South Sudan: Food Crisis Deepens

As previously reported, South Sudan has been afflicted with a new wave of civil war for two years now, since December 2013. The sustained work the Comboni Missionaries carry out in the country is sadly just a drop in the ocean for the deepening crisis.

In two years of conflict, tens of thousands of people have been killed in South Sudan, and two million more displaced. Schools, health centres and markets have been looted and destroyed. Last year, a humanitarian response on the scale of $1.8 billion was required to prevent a famine in the country. Now, the food crisis is on the precipice of worsening.

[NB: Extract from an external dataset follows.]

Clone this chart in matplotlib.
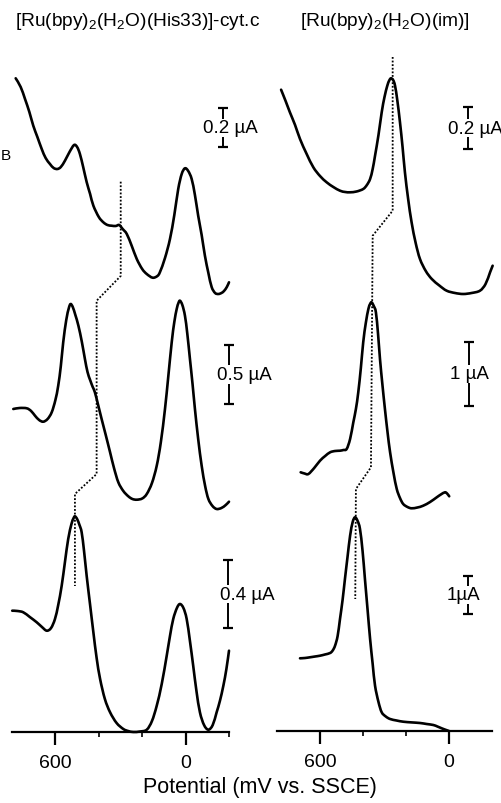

At least 40% of the country’s population – 4.6 million people – will be facing acute food insecurity within the next three months, according to new figures. While the most severe shortages are predicted for the country’s northeast where the fighting has centred, the hunger belt now covers much of the country’s northern half. At the same time, economists are warning that the combination of conflict and the global downturn in oil prices – the country’s main source of revenue – has brought South Sudan’s economy to the brink of collapse. Skyrocketing costs and an underperforming currency are especially threatening to urban communities where people are forced to buy most of their food. Some already cannot afford to eat.

“All of this means a crisis is arriving very, very quickly,” said Shaun Hughes, who heads the South Sudan World Food Programme – and on a scale unprecedented in the already suffering country.